I refer the House to my entry in the Register of Members’ Financial Interests, as I am an “accidental landlord”, to use that excellent term. I think 123 MPs are also landlords, so there should be a wealth of knowledge in the Chamber.

I wanted to speak in this debate because I am mindful of the Prime Minister’s speech on 13 July 2016, in which she said her intention is to reach out to ordinary working-class families. As the product of an ordinary working-class family, I am keen for her to do that. I represent the people of Willenhall and Bloxwich, and the average property price in my constituency is only £127,000 and the average income is £25,000 a year, so clearly my constituents are the epitome of hard-working people.

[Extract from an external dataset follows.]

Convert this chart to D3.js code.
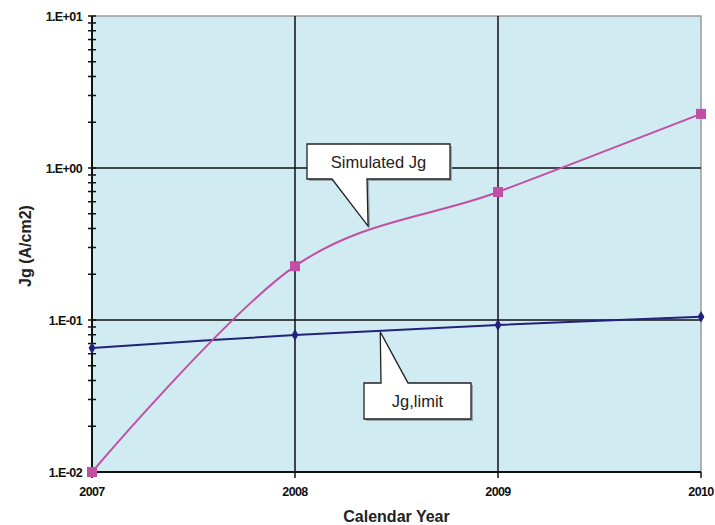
<!DOCTYPE html>
<html lang="en">
<head>
<meta charset="utf-8">
<title>Jg vs calendar year</title>
<script src="https://d3js.org/d3.v7.min.js"></script>
<style>
  body { margin: 0; background: #fff; }
  text { font-family: "Liberation Sans", Arial, sans-serif; }
</style>
</head>
<body>
<svg width="715" height="525"></svg>
<script>
// data
var years = [2007, 2008, 2009, 2010];
var simulatedJg = [0.0100, 0.226, 0.695, 2.27];
var limitJg = [0.0654, 0.0797, 0.0927, 0.105];
var yTicks = [0.01, 0.1, 1, 10];
var yTickLabels = ["1.E-02", "1.E-01", "1.E+00", "1.E+01"];
// callouts: label, where the pointer touches the curve
var callouts = [
  {label: "Simulated Jg", year: 2008.36, value: 0.415},
  {label: "Jg,limit", year: 2008.42, value: 0.0834}
];

var svg = d3.select("svg");
var pLeft = 92, pRight = 701, pTop = 16, pBottom = 472;

var x = d3.scaleLinear().domain([2007, 2010]).range([pLeft, pRight]);
var y = d3.scaleLog().domain([0.01, 10]).range([pBottom, pTop]);

var pink = "#c24fa3", navy = "#22227a";

// plot background
svg.append("rect")
  .attr("x", pLeft).attr("y", pTop)
  .attr("width", pRight - pLeft).attr("height", pBottom - pTop)
  .attr("fill", "#d0ebf1");

// top and right border in gray
svg.append("path")
  .attr("d", `M${pLeft},${pTop}H${pRight}V${pBottom}`)
  .attr("fill", "none").attr("stroke", "#9a9a9a").attr("stroke-width", 1.5);

// gridlines
svg.append("g").selectAll("line")
  .data(years.slice(1, 3))
  .enter().append("line")
  .attr("x1", d => x(d)).attr("x2", d => x(d))
  .attr("y1", pTop).attr("y2", pBottom)
  .attr("stroke", "#111").attr("stroke-width", 1.5);

svg.append("g").selectAll("line")
  .data(yTicks.slice(1, 3))
  .enter().append("line")
  .attr("x1", pLeft).attr("x2", pRight)
  .attr("y1", d => y(d)).attr("y2", d => y(d))
  .attr("stroke", "#111").attr("stroke-width", 1.5);

// y axis with minor ticks crossing the axis
var minor = [];
yTicks.forEach(function(t) { for (var k = 1; k < 10; k++) if (t * k <= 10) minor.push(t * k); });
svg.append("g").selectAll("line")
  .data(minor)
  .enter().append("line")
  .attr("x1", pLeft - 4).attr("x2", pLeft + 4)
  .attr("y1", d => y(d)).attr("y2", d => y(d))
  .attr("stroke", "#111").attr("stroke-width", 1.5);

svg.append("line")
  .attr("x1", pLeft).attr("x2", pLeft).attr("y1", pTop).attr("y2", pBottom)
  .attr("stroke", "#111").attr("stroke-width", 2);

svg.append("g").selectAll("text")
  .data(yTicks)
  .enter().append("text")
  .attr("x", pLeft - 10).attr("y", d => y(d) + 4.5)
  .attr("text-anchor", "end")
  .attr("font-size", 12.5).attr("font-weight", "bold")
  .attr("letter-spacing", -0.6)
  .attr("fill", "#111")
  .text((d, i) => yTickLabels[i]);

// x axis
svg.append("line")
  .attr("x1", pLeft).attr("x2", pRight).attr("y1", pBottom).attr("y2", pBottom)
  .attr("stroke", "#111").attr("stroke-width", 2);

svg.append("g").selectAll("line")
  .data(years)
  .enter().append("line")
  .attr("x1", d => x(d)).attr("x2", d => x(d))
  .attr("y1", pBottom).attr("y2", pBottom + 6)
  .attr("stroke", "#111").attr("stroke-width", 1.5);

svg.append("g").selectAll("text")
  .data(years)
  .enter().append("text")
  .attr("x", d => x(d)).attr("y", pBottom + 24)
  .attr("text-anchor", "middle")
  .attr("font-size", 12.5).attr("font-weight", "bold")
  .attr("letter-spacing", -0.6)
  .attr("fill", "#111")
  .text(d => d);

// axis titles
svg.append("text")
  .attr("x", (pLeft + pRight) / 2).attr("y", 522)
  .attr("text-anchor", "middle")
  .attr("font-size", 16).attr("font-weight", "bold")
  .attr("fill", "#222")
  .text("Calendar Year");

svg.append("text")
  .attr("transform", "translate(31,246) rotate(-90)")
  .attr("text-anchor", "middle")
  .attr("font-size", 16).attr("font-weight", "bold")
  .attr("fill", "#222")
  .text("Jg (A/cm2)");

// series
var line = d3.line()
  .x(d => x(d[0])).y(d => y(d[1]))
  .curve(d3.curveCardinal.tension(0));

svg.append("path")
  .datum(years.map((yr, i) => [yr, limitJg[i]]))
  .attr("d", line)
  .attr("fill", "none").attr("stroke", navy).attr("stroke-width", 2);

svg.append("g").selectAll("path")
  .data(years.map((yr, i) => [yr, limitJg[i]]))
  .enter().append("path")
  .attr("d", d3.symbol().type(d3.symbolDiamond).size(40))
  .attr("transform", d => `translate(${x(d[0])},${y(d[1])})`)
  .attr("fill", navy);

svg.append("path")
  .datum(years.map((yr, i) => [yr, simulatedJg[i]]))
  .attr("d", line)
  .attr("fill", "none").attr("stroke", pink).attr("stroke-width", 2);

svg.append("g").selectAll("rect")
  .data(years.map((yr, i) => [yr, simulatedJg[i]]))
  .enter().append("rect")
  .attr("x", d => x(d[0]) - 5).attr("y", d => y(d[1]) - 5)
  .attr("width", 10).attr("height", 10)
  .attr("fill", pink);

// callout boxes
function callout(c, box, base) {
  var tx = x(c.year), ty = y(c.value);
  var g = svg.append("g");
  var bx0 = box[0], by0 = box[1], bx1 = box[2], by1 = box[3];
  var p;
  if (ty > by1) {
    p = `M${bx0},${by0}H${bx1}V${by1}H${base[1]}L${tx},${ty}L${base[0]},${by1}H${bx0}Z`;
  } else {
    p = `M${bx0},${by0}H${base[0]}L${tx},${ty}L${base[1]},${by0}H${bx1}V${by1}H${bx0}Z`;
  }
  g.append("path").attr("d", p)
    .attr("transform", "translate(2,2)")
    .attr("fill", "#9aa9ad");
  g.append("path").attr("d", p)
    .attr("fill", "#fff").attr("stroke", "#222").attr("stroke-width", 1.3);
  g.append("text")
    .attr("x", (bx0 + bx1) / 2).attr("y", (by0 + by1) / 2 + 6)
    .attr("text-anchor", "middle")
    .attr("font-size", 16.5).attr("fill", "#222")
    .text(c.label);
}
callout(callouts[0], [307, 144, 450, 179], [332, 367]);
callout(callouts[1], [364, 383, 471, 419], [381, 408]);
</script>
</body>
</html>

From my perspective, it is therefore incredibly important that this Government do everything they can to protect people who are required to rent because they are not in a position to buy. Clearly, this Government’s aspiration would be for all those people who want to buy to have the opportunity to do so, but we heard the figures earlier and that is not the current reality of this country. We have an ever-increasing rental market. People are forced into a situation where they have to rent because their family is growing or they need to leave home, so it is incredibly important that they are protected.

This is not the good thing about this Bill ; it is not just that this is a Conservative party policy. We have others and it is great that we have done things such as increasing the minimum wage and increasing the level above which people need to pay tax. People looking in from the outside this evening will be seeing Parliament say this is the right thing to do. One of the greatest things for me, having been an MP for less than a year, is to come to this Chamber and hear people on both sides say positive things about a particular idea around which we can all coalesce. It was excellent to hear from Mr Betts and there has been great involvement from the Select Committee; there has been deliberation from people who are very knowledgeable on these topics and the Government have responded accordingly. I also appreciate, from my hon. Friend Bob Blackman, that perhaps in some ways the Bill has not gone quite as far as some would like. It is a work in progress, but from my point of view the comment made by my hon. Friend Mark Pawsey sums up what my constituents would be thinking: is it fair that the fee for sourcing a property is paid by both the landlord and the tenant? I do not think so and I do not think the people in this Chamber think so either.